What you will do
Quote every line of the data below as it stands, omitting pictures.

■ ■ ■ ■

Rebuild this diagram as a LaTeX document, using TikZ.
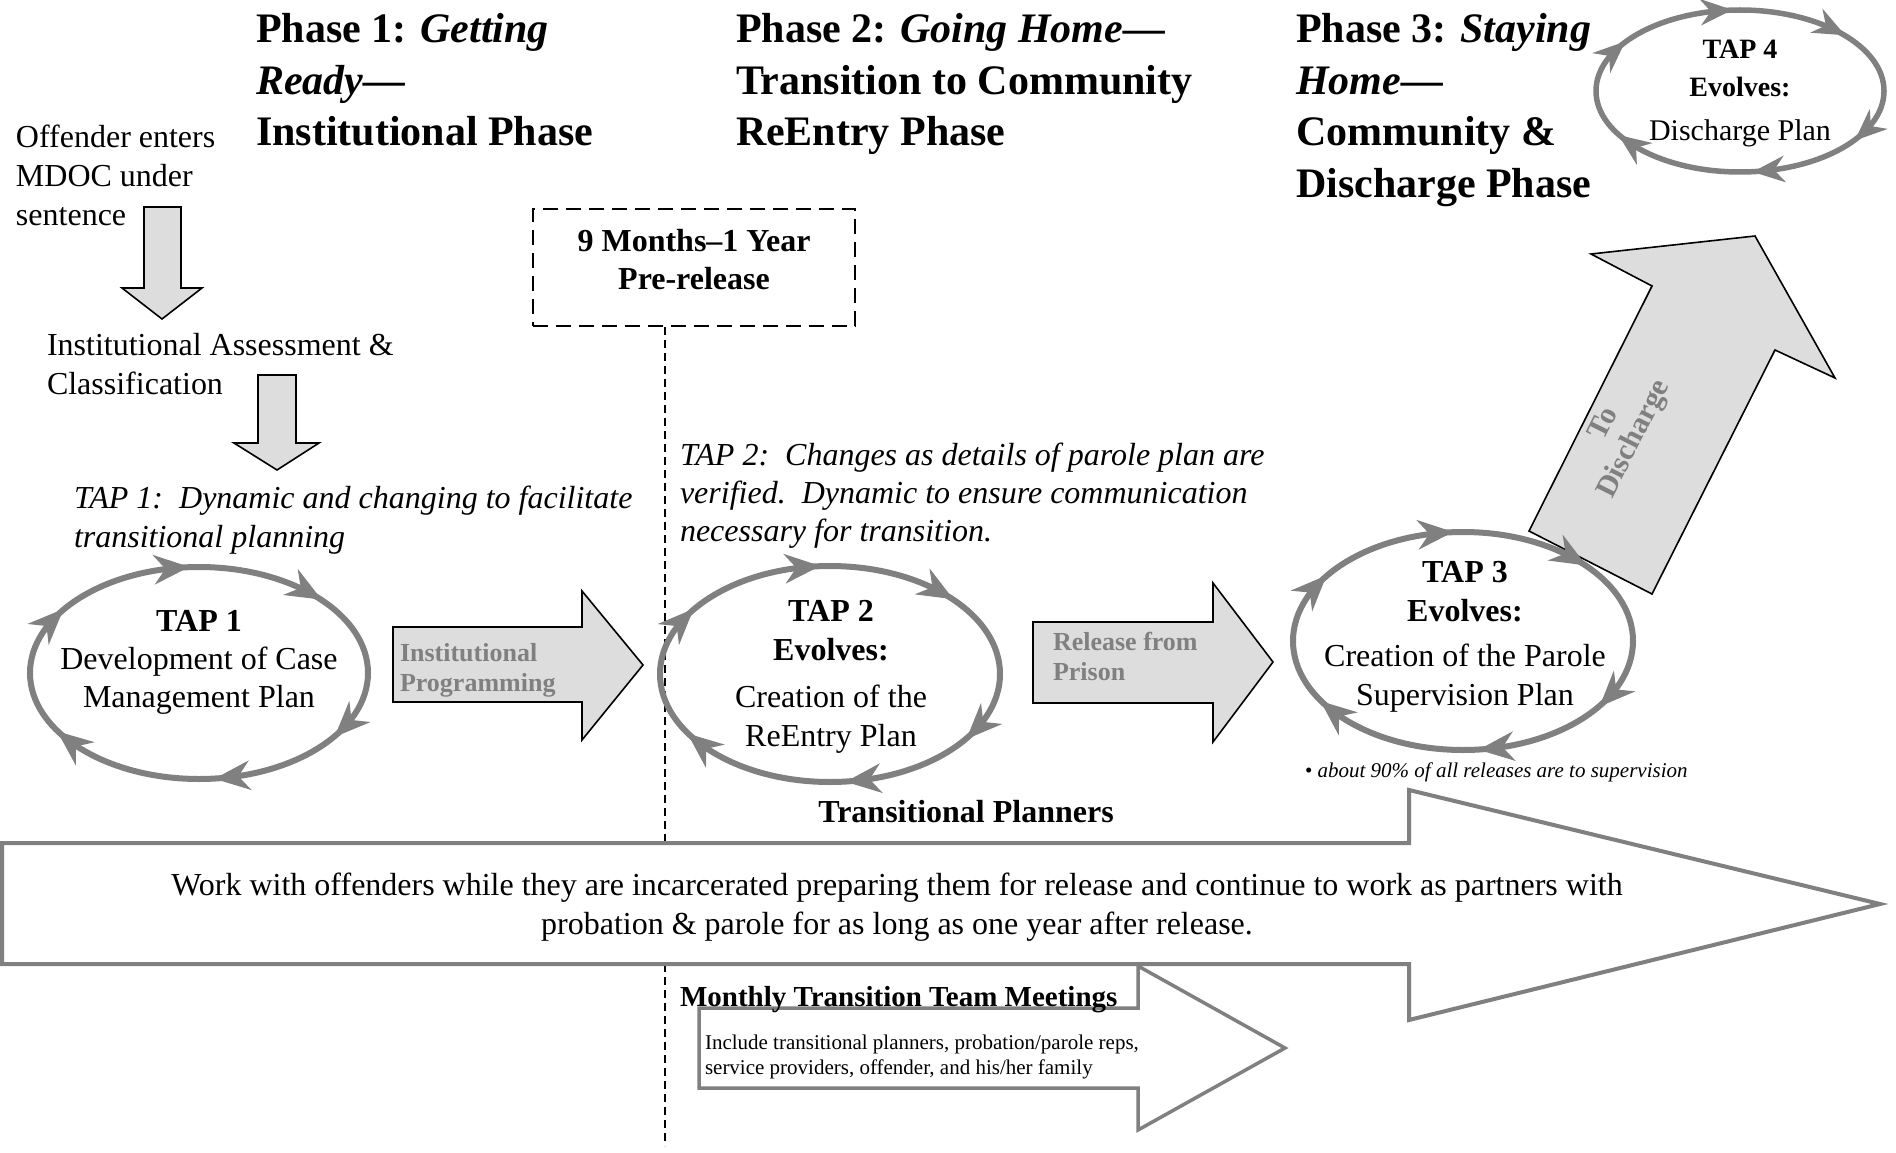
\documentclass[tikz,border=0pt]{standalone}
\usepackage{fontspec}
\setmainfont{Liberation Serif}
\usetikzlibrary{shapes.geometric}
\definecolor{cycgray}{RGB}{128,128,128}
\definecolor{boxfill}{RGB}{221,221,221}
\newcommand{\fsz}[2]{\fontsize{#1pt}{#2pt}\selectfont}
% arrowheads round a cycle ellipse: cx, cy, rx, ry, scale
\newcommand{\cyclearrows}[5]{%
  \foreach \qa in {97,48,-32,-81,-142,148}{%
    \pgfmathsetmacro{\cpx}{#1+#3*cos(\qa)}%
    \pgfmathsetmacro{\cpy}{#2-#4*sin(\qa)}%
    \pgfmathsetmacro{\cpa}{atan2(-#4*cos(\qa),#3*sin(\qa))}%
    \fill[cycgray, shift={(\cpx,\cpy)}, rotate=\cpa, scale=#5] (11,0) -- (-25,15) -- (-13,0) -- (-25,-15) -- cycle;
  }%
}
\begin{document}
\begin{tikzpicture}[x=1pt,y=-1pt,
  lbl/.style={inner sep=0pt, outer sep=0pt},
  body/.style={lbl, font=\fsz{32}{39}},
  title/.style={lbl, align=left, anchor=north west, font=\fsz{42}{51.5}\bfseries},
  tapring/.style={ellipse, draw=cycgray, line width=6pt, inner sep=0pt},
  blockarrow/.style={draw=black, line width=1.6pt, fill=boxfill, line join=miter},
  bigarrow/.style={draw=cycgray, line width=4pt, fill=white, line join=miter},
  arrowlbl/.style={lbl, text=cycgray, font=\fsz{26}{30}\bfseries, align=left, anchor=north west},
  dashbox/.style={draw=black, line width=2pt, dash pattern=on 15pt off 8pt, inner sep=0pt},
]
\path[use as bounding box, fill=white] (0,0) rectangle (1896,1153);

% phase titles
\node[title] (ph1) at (256,13.5) {Phase 1: \textit{Getting}\\\textit{Ready---}\\Institutional Phase};
\node[title] (ph2) at (736,13.5) {Phase 2: \textit{Going Home---}\\Transition to Community\\ReEntry Phase};
\node[title] (ph3) at (1296,13.5) {Phase 3: \textit{Staying}\\\textit{Home---}\\Community \&\\Discharge Phase};

% left column
\node[body, align=left, anchor=north west] (offender) at (16,125) {Offender enters\\MDOC under\\sentence};
\node[body, align=left, anchor=north west] (assess) at (47,333) {Institutional Assessment \&\\Classification};
\draw[blockarrow] (144,207) -- (181,207) -- (181,288) -- (202,288) -- (162,319) -- (122,288) -- (144,288) -- cycle;
\draw[blockarrow] (258,375) -- (296,375) -- (296,443) -- (319,443) -- (277,470) -- (234,443) -- (258,443) -- cycle;

% notes
\node[lbl, align=left, anchor=north west, font=\fsz{32}{39}\itshape] (tap1note) at (74,486) {TAP 1:\ \ Dynamic and changing to facilitate\\transitional planning};
\node[lbl, align=left, anchor=north west, font=\fsz{32}{38}\itshape] (tap2note) at (680,443) {TAP 2:\ \ Changes as details of parole plan are\\verified.\ \ Dynamic to ensure communication\\necessary for transition.};

% pre-release box and dashed line
\node[dashbox, minimum width=322pt, minimum height=117pt] (prerel) at (694,267.5) {};
\node[lbl, align=center, anchor=north, font=\fsz{32}{38}\bfseries] (preltxt) at (694,229) {9 Months--1 Year\\Pre-release};
\coordinate (dashend) at (665,1146);
\draw[line width=1.5pt, dash pattern=on 8pt off 5pt] (prerel.south -| dashend) -- (dashend);

% to discharge arrow (under TAP 3)
\draw[blockarrow] (1529,531) -- (1652,286) -- (1591,254) -- (1755,236) -- (1835,378) -- (1775,350) -- (1652,594) -- cycle;
\node[lbl, text=cycgray, font=\fsz{30}{34}\bfseries, align=center, rotate=63.3] (distxt) at (1620,432) {To\\Discharge};

% TAP cycles
\node[tapring, minimum width=338pt, minimum height=212pt] (tap1) at (199,673) {};
\cyclearrows{199}{673}{169}{106}{1}
\node[lbl, align=center, anchor=north, font=\fsz{32}{38}] (tap1txt) at (199,610) {\textbf{TAP 1}\\Development of Case\\Management Plan};

\node[tapring, minimum width=340pt, minimum height=216pt] (tap2) at (830,674) {};
\cyclearrows{830}{674}{170}{108}{1}
\node[lbl, align=center, anchor=north, font=\fsz{32}{39}] (tap2txt) at (831,600) {\textbf{TAP 2}\\\textbf{Evolves:}\\[8pt]Creation of the\\ReEntry Plan};

\node[tapring, minimum width=340pt, minimum height=218pt] (tap3) at (1463,641) {};
\cyclearrows{1463}{641}{170}{109}{1}
\node[lbl, align=center, anchor=north, font=\fsz{32}{39}] (tap3txt) at (1465,561) {\textbf{TAP 3}\\\textbf{Evolves:}\\[6pt]Creation of the Parole\\Supervision Plan};
\node[lbl, anchor=base west, font=\fsz{21}{25}] (ninety) at (1305,777) {\textbullet\ \textit{about 90\% of all releases are to supervision}};

\node[tapring, line width=5.5pt, minimum width=288pt, minimum height=162pt] (tap4) at (1740,91) {};
\cyclearrows{1740}{91}{144}{81}{0.9}
\node[lbl, align=center, anchor=north, font=\fsz{28}{38}] (tap4txt) at (1740,40) {\textbf{TAP 4}\\\textbf{Evolves:}\\[6pt]{\fsz{30}{38}Discharge Plan}};

% block arrows between cycles
\draw[blockarrow] (393,627) -- (582,627) -- (582,591) -- (643,665) -- (582,740) -- (582,702) -- (393,702) -- cycle;
\node[arrowlbl] (progtxt) at (400,643) {Institutional\\Programming};
\draw[blockarrow] (1033,622) -- (1213,622) -- (1213,583) -- (1273,662) -- (1213,742) -- (1213,703) -- (1033,703) -- cycle;
\node[arrowlbl] (reltxt) at (1053,632) {Release from\\Prison};

% transitional planners arrow
\draw[bigarrow] (2,843) -- (1409,843) -- (1409,790) -- (1880,904) -- (1409,1020) -- (1409,964) -- (2,964) -- cycle;
\node[lbl, anchor=base, font=\fsz{32}{38}\bfseries] (tptitle) at (966,822.5) {Transitional Planners};
\node[lbl, align=center, anchor=north, font=\fsz{32}{39}] (tptxt) at (897,873) {Work with offenders while they are incarcerated preparing them for release and continue to work as partners with\\probation \& parole for as long as one year after release.};

% monthly meetings arrow
\draw[bigarrow, line width=3.5pt] (699,1008) -- (1138,1008) -- (1138,966) -- (1285,1048) -- (1138,1130) -- (1138,1088) -- (699,1088) -- cycle;
\node[lbl, anchor=base west, font=\fsz{29}{34}\bfseries] (mttm) at (680,1006) {Monthly Transition Team Meetings};
\node[lbl, align=left, anchor=north west, font=\fsz{21}{25}] (mttmtxt) at (705,1035) {Include transitional planners, probation/parole reps,\\service providers, offender, and his/her family};
\end{tikzpicture}
\end{document}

■ ■ ■ ■

Solution to this exercise
Rebuild this diagram as a LaTeX document, using TikZ.
\documentclass[tikz,border=0pt]{standalone}
\usepackage{fontspec}
\setmainfont{Liberation Serif}
\usetikzlibrary{shapes.geometric}
\definecolor{cycgray}{RGB}{128,128,128}
\definecolor{boxfill}{RGB}{221,221,221}
\newcommand{\fsz}[2]{\fontsize{#1pt}{#2pt}\selectfont}
% arrowheads round a cycle ellipse: cx, cy, rx, ry, scale
\newcommand{\cyclearrows}[5]{%
  \foreach \qa in {97,48,-32,-81,-142,148}{%
    \pgfmathsetmacro{\cpx}{#1+#3*cos(\qa)}%
    \pgfmathsetmacro{\cpy}{#2-#4*sin(\qa)}%
    \pgfmathsetmacro{\cpa}{atan2(-#4*cos(\qa),#3*sin(\qa))}%
    \fill[cycgray, shift={(\cpx,\cpy)}, rotate=\cpa, scale=#5] (11,0) -- (-25,15) -- (-13,0) -- (-25,-15) -- cycle;
  }%
}
\begin{document}
\begin{tikzpicture}[x=1pt,y=-1pt,
  lbl/.style={inner sep=0pt, outer sep=0pt},
  body/.style={lbl, font=\fsz{32}{39}},
  title/.style={lbl, align=left, anchor=north west, font=\fsz{42}{51.5}\bfseries},
  tapring/.style={ellipse, draw=cycgray, line width=6pt, inner sep=0pt},
  blockarrow/.style={draw=black, line width=1.6pt, fill=boxfill, line join=miter},
  bigarrow/.style={draw=cycgray, line width=4pt, fill=white, line join=miter},
  arrowlbl/.style={lbl, text=cycgray, font=\fsz{26}{30}\bfseries, align=left, anchor=north west},
  dashbox/.style={draw=black, line width=2pt, dash pattern=on 15pt off 8pt, inner sep=0pt},
]
\path[use as bounding box, fill=white] (0,0) rectangle (1896,1153);

% phase titles
\node[title] (ph1) at (256,13.5) {Phase 1: \textit{Getting}\\\textit{Ready---}\\Institutional Phase};
\node[title] (ph2) at (736,13.5) {Phase 2: \textit{Going Home---}\\Transition to Community\\ReEntry Phase};
\node[title] (ph3) at (1296,13.5) {Phase 3: \textit{Staying}\\\textit{Home---}\\Community \&\\Discharge Phase};

% left column
\node[body, align=left, anchor=north west] (offender) at (16,125) {Offender enters\\MDOC under\\sentence};
\node[body, align=left, anchor=north west] (assess) at (47,333) {Institutional Assessment \&\\Classification};
\draw[blockarrow] (144,207) -- (181,207) -- (181,288) -- (202,288) -- (162,319) -- (122,288) -- (144,288) -- cycle;
\draw[blockarrow] (258,375) -- (296,375) -- (296,443) -- (319,443) -- (277,470) -- (234,443) -- (258,443) -- cycle;

% notes
\node[lbl, align=left, anchor=north west, font=\fsz{32}{39}\itshape] (tap1note) at (74,486) {TAP 1:\ \ Dynamic and changing to facilitate\\transitional planning};
\node[lbl, align=left, anchor=north west, font=\fsz{32}{38}\itshape] (tap2note) at (680,443) {TAP 2:\ \ Changes as details of parole plan are\\verified.\ \ Dynamic to ensure communication\\necessary for transition.};

% pre-release box and dashed line
\node[dashbox, minimum width=322pt, minimum height=117pt] (prerel) at (694,267.5) {};
\node[lbl, align=center, anchor=north, font=\fsz{32}{38}\bfseries] (preltxt) at (694,229) {9 Months--1 Year\\Pre-release};
\coordinate (dashend) at (665,1146);
\draw[line width=1.5pt, dash pattern=on 8pt off 5pt] (prerel.south -| dashend) -- (dashend);

% to discharge arrow (under TAP 3)
\draw[blockarrow] (1529,531) -- (1652,286) -- (1591,254) -- (1755,236) -- (1835,378) -- (1775,350) -- (1652,594) -- cycle;
\node[lbl, text=cycgray, font=\fsz{30}{34}\bfseries, align=center, rotate=63.3] (distxt) at (1620,432) {To\\Discharge};

% TAP cycles
\node[tapring, minimum width=338pt, minimum height=212pt] (tap1) at (199,673) {};
\cyclearrows{199}{673}{169}{106}{1}
\node[lbl, align=center, anchor=north, font=\fsz{32}{38}] (tap1txt) at (199,610) {\textbf{TAP 1}\\Development of Case\\Management Plan};

\node[tapring, minimum width=340pt, minimum height=216pt] (tap2) at (830,674) {};
\cyclearrows{830}{674}{170}{108}{1}
\node[lbl, align=center, anchor=north, font=\fsz{32}{39}] (tap2txt) at (831,600) {\textbf{TAP 2}\\\textbf{Evolves:}\\[8pt]Creation of the\\ReEntry Plan};

\node[tapring, minimum width=340pt, minimum height=218pt] (tap3) at (1463,641) {};
\cyclearrows{1463}{641}{170}{109}{1}
\node[lbl, align=center, anchor=north, font=\fsz{32}{39}] (tap3txt) at (1465,561) {\textbf{TAP 3}\\\textbf{Evolves:}\\[6pt]Creation of the Parole\\Supervision Plan};
\node[lbl, anchor=base west, font=\fsz{21}{25}] (ninety) at (1305,777) {\textbullet\ \textit{about 90\% of all releases are to supervision}};

\node[tapring, line width=5.5pt, minimum width=288pt, minimum height=162pt] (tap4) at (1740,91) {};
\cyclearrows{1740}{91}{144}{81}{0.9}
\node[lbl, align=center, anchor=north, font=\fsz{28}{38}] (tap4txt) at (1740,40) {\textbf{TAP 4}\\\textbf{Evolves:}\\[6pt]{\fsz{30}{38}Discharge Plan}};

% block arrows between cycles
\draw[blockarrow] (393,627) -- (582,627) -- (582,591) -- (643,665) -- (582,740) -- (582,702) -- (393,702) -- cycle;
\node[arrowlbl] (progtxt) at (400,643) {Institutional\\Programming};
\draw[blockarrow] (1033,622) -- (1213,622) -- (1213,583) -- (1273,662) -- (1213,742) -- (1213,703) -- (1033,703) -- cycle;
\node[arrowlbl] (reltxt) at (1053,632) {Release from\\Prison};

% transitional planners arrow
\draw[bigarrow] (2,843) -- (1409,843) -- (1409,790) -- (1880,904) -- (1409,1020) -- (1409,964) -- (2,964) -- cycle;
\node[lbl, anchor=base, font=\fsz{32}{38}\bfseries] (tptitle) at (966,822.5) {Transitional Planners};
\node[lbl, align=center, anchor=north, font=\fsz{32}{39}] (tptxt) at (897,873) {Work with offenders while they are incarcerated preparing them for release and continue to work as partners with\\probation \& parole for as long as one year after release.};

% monthly meetings arrow
\draw[bigarrow, line width=3.5pt] (699,1008) -- (1138,1008) -- (1138,966) -- (1285,1048) -- (1138,1130) -- (1138,1088) -- (699,1088) -- cycle;
\node[lbl, anchor=base west, font=\fsz{29}{34}\bfseries] (mttm) at (680,1006) {Monthly Transition Team Meetings};
\node[lbl, align=left, anchor=north west, font=\fsz{21}{25}] (mttmtxt) at (705,1035) {Include transitional planners, probation/parole reps,\\service providers, offender, and his/her family};
\end{tikzpicture}
\end{document}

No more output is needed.